The decade-long freeze means that all 710,000 public sector employees have been denied two scheduled increases. The financial impact, calculated conservatively at 50,000 dinars per month for the first missed increase and 100,000 dinars monthly for the second, totals an estimated 6.39 trillion dinars across the entire workforce. For the first five-year period, the unpaid increment amounts to 2.13 trillion dinars; for the second five-year period, when employees would have qualified for a cumulative second increase, the figure rises to 4.26 trillion dinars.
What It Means for Workers
The aggregate figures translate into significant personal losses for individual workers. An employee earning a base salary of one million dinars per month, roughly $680 at current exchange rates, would be owed approximately 49.07 million dinars by the regional government over the eleven-year period.

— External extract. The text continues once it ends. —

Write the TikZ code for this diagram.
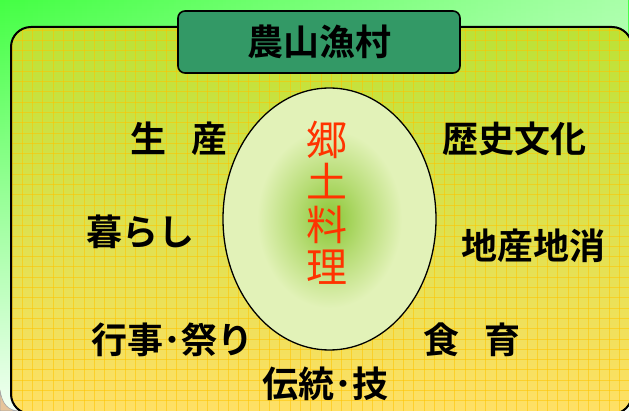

This individual debt comprises 18 million dinars from fully unpaid months, 17.75 million from 23 months of quarter-salary payments, 2.75 million from eleven months of partial deferrals, 1.89 million from nine months of 21-percent deductions, 180,000 dinars from one month of 18-percent deductions, and 9 million dinars from the two frozen salary increases over ten years.
For a workforce already contending with the region’s broader economic challenges, including the prolonged halt to independent oil exports, disputed revenue transfers from Baghdad, and a banking sector under pressure from US sanctions compliance requirements, the accumulated salary debt represents a profound erosion of household financial security and consumer purchasing power.
The data underscores a persistent gap between the Kurdistan Region’s aspirations for institutional stability and the lived experience of the public servants who form the backbone of its administrative apparatus. Whether the coming period brings resolution or further accumulation of arrears remains, like the final salary payments of 2025, an open question.